Day 3 of the World Series saw the bubble burst. We started with 1159 players and 873 were scheduled to be paid. Some players were just lookin to get into the money at any cost - if they got there with one chip they would be very happy. Two who weren't in this frame of mind were Daniel Negreanu and Phil Ivey. Negreanu had a pretty dreadful day of it, his stack going from one of the largest in the room to only 20,000 at one point. He did eventually recover to make the cash and return for Day 4. Ivey wasn't so lucky, the favourite before the cards were in the air a few days ago, he made a move with Q8 suited and got called by A9. The ace played and that was it for his WSOP this year. Layne Flack and Freddy Deeb other big name players eliminated.
 
A new innovation at this year's World Series is that play near the bubble is round-for-round rather than hand-for-hand. The idea behind this is that it prevents stalling and speeds up what is otherwise and incredibly slow part of the tournament with 87 tables waiting on each other to finish each hand. Some players are in favour, others not. What it did mean is that there is no strict number of players paid.
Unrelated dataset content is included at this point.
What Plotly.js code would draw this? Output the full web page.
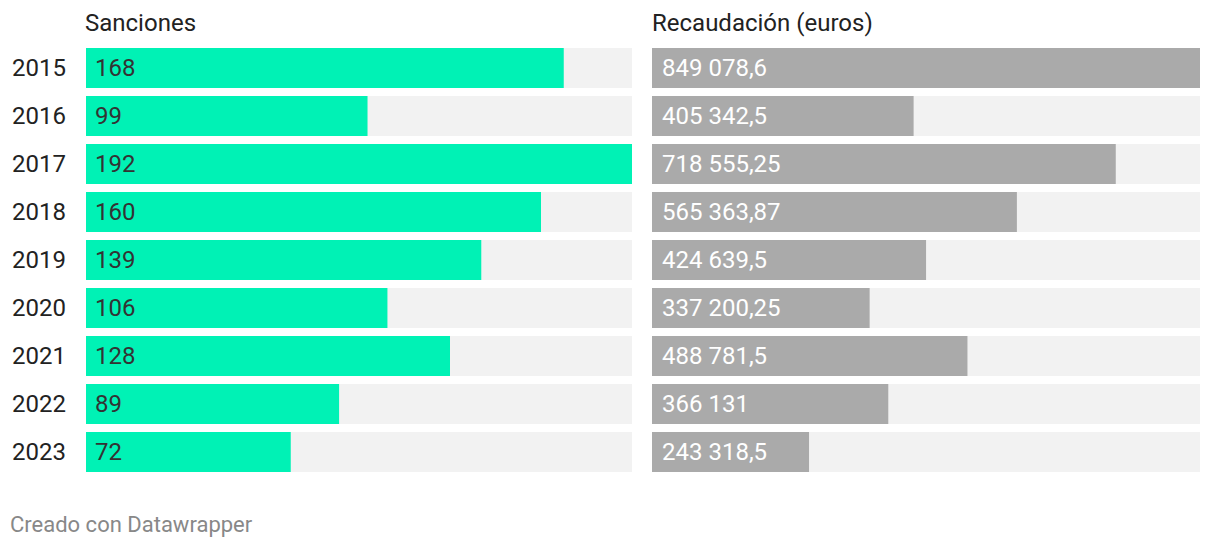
<!DOCTYPE html>
<html>
<head>
<meta charset="utf-8">
<script src="https://cdn.plot.ly/plotly-3.0.1.min.js"></script>
<style>
  html, body { margin: 0; padding: 0; background: #fff; }
  #chart { width: 1220px; height: 548px; }
</style>
</head>
<body>
<div id="chart"></div>
<script>
// datos
let years = ['2015', '2016', '2017', '2018', '2019', '2020', '2021', '2022', '2023'];
let sanciones = [168, 99, 192, 160, 139, 106, 128, 89, 72];
let recaudacion = [849078.6, 405342.5, 718555.25, 565363.87, 424639.5, 337200.25, 488781.5, 366131, 243318.5];

// 849078.6 -> "849 078,6"
let fmt = function(v){
	let parts = String(v).split('.');
	let ent = parts[0].replace(/\B(?=(\d{3})+(?!\d))/g, ' ');
	return parts.length > 1 ? ent + ',' + parts[1] : ent;
};

let idx = years.map((y, i) => i);
let maxS = Math.max.apply(null, sanciones);
let maxR = Math.max.apply(null, recaudacion);
let W = 1220;

let font = 'Roboto, "Open Sans", sans-serif';

let bgS = {
	type: 'bar', orientation: 'h', x: years.map(() => maxS), y: idx,
	xaxis: 'x', yaxis: 'y', marker: { color: '#f2f2f2' }, hoverinfo: 'skip'
};
let barS = {
	type: 'bar', orientation: 'h', x: sanciones, y: idx,
	xaxis: 'x', yaxis: 'y', marker: { color: '#00f2b5' }
};
let bgR = {
	type: 'bar', orientation: 'h', x: years.map(() => maxR), y: idx,
	xaxis: 'x2', yaxis: 'y2', marker: { color: '#f2f2f2' }, hoverinfo: 'skip'
};
let barR = {
	type: 'bar', orientation: 'h', x: recaudacion, y: idx,
	xaxis: 'x2', yaxis: 'y2', marker: { color: '#aaaaaa' }
};

let annotations = [];
idx.forEach(function(i){
	annotations.push({
		xref: 'x', yref: 'y', x: 0, y: i, text: fmt(sanciones[i]),
		xanchor: 'left', yanchor: 'middle', xshift: 7, showarrow: false,
		font: { family: font, size: 24, color: '#333333' }
	});
	annotations.push({
		xref: 'x2', yref: 'y2', x: 0, y: i, text: fmt(recaudacion[i]),
		xanchor: 'left', yanchor: 'middle', xshift: 8, showarrow: false,
		font: { family: font, size: 24, color: '#ffffff' }
	});
});
annotations.push({
	xref: 'paper', yref: 'paper', x: 86 / W, y: 1, yshift: 25, xshift: -3,
	xanchor: 'left', yanchor: 'middle', text: 'Sanciones', showarrow: false,
	font: { family: font, size: 24, color: '#222222' }
});
annotations.push({
	xref: 'paper', yref: 'paper', x: 652 / W, y: 1, yshift: 25, xshift: -2,
	xanchor: 'left', yanchor: 'middle', text: 'Recaudación (euros)', showarrow: false,
	font: { family: font, size: 24, color: '#222222' }
});
annotations.push({
	xref: 'paper', yref: 'paper', x: 10 / W, y: 0, yshift: -52, xshift: -2,
	xanchor: 'left', yanchor: 'middle', text: 'Creado con Datawrapper', showarrow: false,
	font: { family: font, size: 22, color: '#888888' }
});

let yax = {
	range: [8.41667, -0.41667], showgrid: false, zeroline: false,
	showline: false, ticks: '', fixedrange: true,
	tickmode: 'array', tickvals: idx, ticktext: years
};

let layout = {
	width: 1220, height: 548,
	margin: { l: 0, r: 0, t: 48, b: 76 },
	paper_bgcolor: '#ffffff', plot_bgcolor: '#ffffff',
	barmode: 'overlay', bargap: 0.16667,
	showlegend: false,
	font: { family: font },
	xaxis: { domain: [86 / W, 632 / W], range: [0, maxS], visible: false, fixedrange: true },
	xaxis2: { domain: [652 / W, 1200 / W], range: [0, maxR], visible: false, fixedrange: true },
	yaxis: Object.assign({}, yax, {
		anchor: 'x', showticklabels: true, ticklabelstandoff: 19,
		tickfont: { family: font, size: 24, color: '#222222' }
	}),
	yaxis2: Object.assign({}, yax, { anchor: 'x2', showticklabels: false }),
	annotations: annotations
};

Plotly.newPlot('chart', [bgS, barS, bgR, barR], layout, { displayModeBar: false, staticPlot: true });
</script>
</body>
</html>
In the event, 876 rather than 873 were paid as several people were all eliminated in the round-for-round bubble stage, each receiving $10,616 - not a very impressive return on $10,000 and 3 days of player, especially if you bought directly in.
 
Eliminated in the money proper, just after fellow Europeans Paul McCaffrey and Donna Wilson, was Barny who got $14,597. There was such a flurry of all-ins from short stacks looking to become competitive or go out trying. Play actually had to be be stopped as the payouts were processed. Carlos Mortensen didn't make it to the money but Cecilia did. John Gale who had been sitting with an above average stack most of the tournament managed 522nd and $22,266 whilst Tony Bloom was out 10 spots later collecting the same. Snooker pro Steve Davis got his first WSOP cash out in 579th. Play was supposed to continue down to 600 players but when this was reached it was decided to continue play. Many of the players who had been looking forward to a relatively early finish were not pleased about this, although rumour has it that the hope is to be able to add another day off at some point during the tournament. Probably a sensible idea, but no doubt saves a few dollars in staff bills as well. More importantly, changing the rules or structure midway through a tournament without consultation is never going to go down too well.
 
Jon Lace finished the day chip leader with 654,000 with Dmitri Nobles a close second - just 4,000 less. Albert Padilla and David Chiu were next from the top with 640,000 and 632,000 respectively. Richard Gryko was well above average with 438,500. Reigning champion Joe Hachem made it through with 139,000 unlike Greg Raymer was knocked out (and called back by the ESPN cameras to exit the room a second time after they missed his original exit). Hans Lund, a great player with a great record despite not being as well known as many, still in with 105,500.
 
So 481 players return to the Rio, their dreams of the $12,000,000 top prize still intact. We'll have to wait and see if it's one of the hundreds who qualified online and, at least for the moment, are unknowns in the poker world, or if it will be one of the remaining pros such as Alan Cunningham, Annie Duke or David Chiu who fulfill that dream.